• [DATASET CONTENT]:
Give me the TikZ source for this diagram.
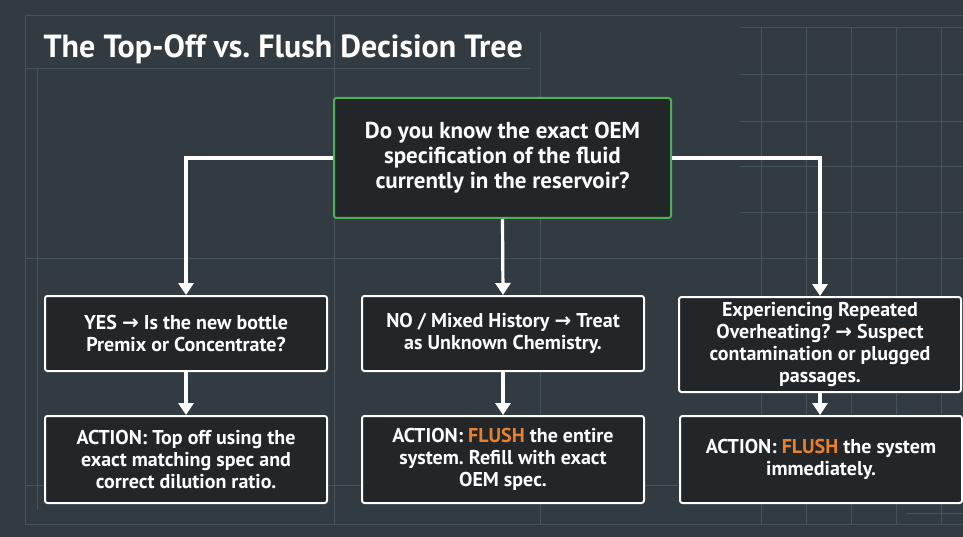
\documentclass[tikz,border=0pt]{standalone}
\usepackage{fontspec}
\setmainfont{PT Sans}
\newfontfamily\arrowfont{DejaVu Sans}
\usetikzlibrary{arrows.meta, positioning, calc}
\frenchspacing

\definecolor{bgslate}{HTML}{323B41}
\definecolor{boxfill}{HTML}{222629}
\definecolor{gridline}{HTML}{48525A}
\definecolor{okgreen}{HTML}{4FAE5A}
\definecolor{flushorange}{HTML}{E8802E}
\newcommand{\arr}{{\arrowfont\bfseries →}}
\newcommand{\flush}{\textcolor{flushorange}{FLUSH}}

\begin{document}
\begin{tikzpicture}[x=1pt, y=-1pt,
        box/.style={draw=white, line width=2pt, fill=boxfill, rounded corners=2.5pt, text=white, align=center,
            minimum width=282pt, inner sep=3pt, font=\fontsize{20}{22}\selectfont\bfseries},
        link/.style={draw=white, line width=3.2pt, -{Triangle[width=15pt, length=12pt]}},
        gridln/.style={draw=gridline, line width=0.8pt}
    ]
        \fill[bgslate] (0,0) rectangle (963,537);
        \useasboundingbox (0,0) rectangle (963,537);

        \draw[gridln] (25,524) -- (25,15) -- (963,15);
        \draw[gridln] (25,524) -- (963,524);
        \draw[gridln] (25,68) -- (530,68);
        \draw[gridln] (25,258) -- (963,258);
        \draw[gridln] (25,485) -- (963,485);
        \draw[gridln] (37,68) -- (37,510);
        \draw[gridln] (334,15) -- (334,524);
        \draw[gridln] (540,32) -- (540,524);
        \foreach \gx in {761,806,851,896,941}
            \draw[gridln] (\gx,27) -- (\gx,524);
        \foreach \gy in {27,74,121,166,212}
            \draw[gridln] (740,\gy) -- (963,\gy);
        \draw[gridln] (906,513) -- (963,513);

        \node[anchor=west, text=white, font=\fontsize{32}{34}\selectfont\bfseries] (title) at (40,49)
            {The Top-Off vs.\ Flush Decision Tree};

        \node[box, draw=okgreen, minimum width=337pt, minimum height=120pt,
            font=\fontsize{23}{25}\selectfont\bfseries] (spec) at (502.5,158)
            {Do you know the exact OEM\\specification of the fluid\\currently in the reservoir?};

        \node[box, anchor=north, minimum height=75pt] (yes) at (186,295)
            {YES \arr{} Is the new bottle\\Premix or Concentrate?};
        \node[box, anchor=north, minimum height=75pt] (mixed) at (503,295)
            {NO / Mixed History \arr{} Treat\\as Unknown Chemistry.};
        \node[box, anchor=north, minimum height=95pt] (heat) at (820,296)
            {Experiencing Repeated\\Overheating? \arr{} Suspect\\contamination or plugged\\passages.};

        \node[box, minimum height=87pt, below=43pt of yes] (topoff)
            {ACTION: Top off using the\\exact matching spec and\\correct dilution ratio.};
        \node[box, minimum height=87pt, below=43pt of mixed] (flushall)
            {ACTION: \flush{} the entire\\system. Refill with exact\\OEM spec.};
        \node[box, minimum height=87pt, right=34pt of flushall] (flushnow)
            {ACTION: \flush{} the system\\immediately.};

        \draw[link] (spec.west) -| (yes.north);
        \draw[link] (spec.south) -- (mixed.north);
        \draw[link] (spec.east) -| (heat.north);
        \draw[link] (yes) -- (topoff);
        \draw[link] (mixed) -- (flushall);
        \draw[link] (heat.south) -- (heat.south |- flushnow.north);
    \end{tikzpicture}
\end{document}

• [WHAT IS EXPECTED]:
Reproduce the listing exactly. Leave its pictures out.

• [RESULT OF THE TASK]:
Give me the TikZ source for this diagram.
\documentclass[tikz,border=0pt]{standalone}
\usepackage{fontspec}
\setmainfont{PT Sans}
\newfontfamily\arrowfont{DejaVu Sans}
\usetikzlibrary{arrows.meta, positioning, calc}
\frenchspacing

\definecolor{bgslate}{HTML}{323B41}
\definecolor{boxfill}{HTML}{222629}
\definecolor{gridline}{HTML}{48525A}
\definecolor{okgreen}{HTML}{4FAE5A}
\definecolor{flushorange}{HTML}{E8802E}
\newcommand{\arr}{{\arrowfont\bfseries →}}
\newcommand{\flush}{\textcolor{flushorange}{FLUSH}}

\begin{document}
\begin{tikzpicture}[x=1pt, y=-1pt,
        box/.style={draw=white, line width=2pt, fill=boxfill, rounded corners=2.5pt, text=white, align=center,
            minimum width=282pt, inner sep=3pt, font=\fontsize{20}{22}\selectfont\bfseries},
        link/.style={draw=white, line width=3.2pt, -{Triangle[width=15pt, length=12pt]}},
        gridln/.style={draw=gridline, line width=0.8pt}
    ]
        \fill[bgslate] (0,0) rectangle (963,537);
        \useasboundingbox (0,0) rectangle (963,537);

        \draw[gridln] (25,524) -- (25,15) -- (963,15);
        \draw[gridln] (25,524) -- (963,524);
        \draw[gridln] (25,68) -- (530,68);
        \draw[gridln] (25,258) -- (963,258);
        \draw[gridln] (25,485) -- (963,485);
        \draw[gridln] (37,68) -- (37,510);
        \draw[gridln] (334,15) -- (334,524);
        \draw[gridln] (540,32) -- (540,524);
        \foreach \gx in {761,806,851,896,941}
            \draw[gridln] (\gx,27) -- (\gx,524);
        \foreach \gy in {27,74,121,166,212}
            \draw[gridln] (740,\gy) -- (963,\gy);
        \draw[gridln] (906,513) -- (963,513);

        \node[anchor=west, text=white, font=\fontsize{32}{34}\selectfont\bfseries] (title) at (40,49)
            {The Top-Off vs.\ Flush Decision Tree};

        \node[box, draw=okgreen, minimum width=337pt, minimum height=120pt,
            font=\fontsize{23}{25}\selectfont\bfseries] (spec) at (502.5,158)
            {Do you know the exact OEM\\specification of the fluid\\currently in the reservoir?};

        \node[box, anchor=north, minimum height=75pt] (yes) at (186,295)
            {YES \arr{} Is the new bottle\\Premix or Concentrate?};
        \node[box, anchor=north, minimum height=75pt] (mixed) at (503,295)
            {NO / Mixed History \arr{} Treat\\as Unknown Chemistry.};
        \node[box, anchor=north, minimum height=95pt] (heat) at (820,296)
            {Experiencing Repeated\\Overheating? \arr{} Suspect\\contamination or plugged\\passages.};

        \node[box, minimum height=87pt, below=43pt of yes] (topoff)
            {ACTION: Top off using the\\exact matching spec and\\correct dilution ratio.};
        \node[box, minimum height=87pt, below=43pt of mixed] (flushall)
            {ACTION: \flush{} the entire\\system. Refill with exact\\OEM spec.};
        \node[box, minimum height=87pt, right=34pt of flushall] (flushnow)
            {ACTION: \flush{} the system\\immediately.};

        \draw[link] (spec.west) -| (yes.north);
        \draw[link] (spec.south) -- (mixed.north);
        \draw[link] (spec.east) -| (heat.north);
        \draw[link] (yes) -- (topoff);
        \draw[link] (mixed) -- (flushall);
        \draw[link] (heat.south) -- (heat.south |- flushnow.north);
    \end{tikzpicture}
\end{document}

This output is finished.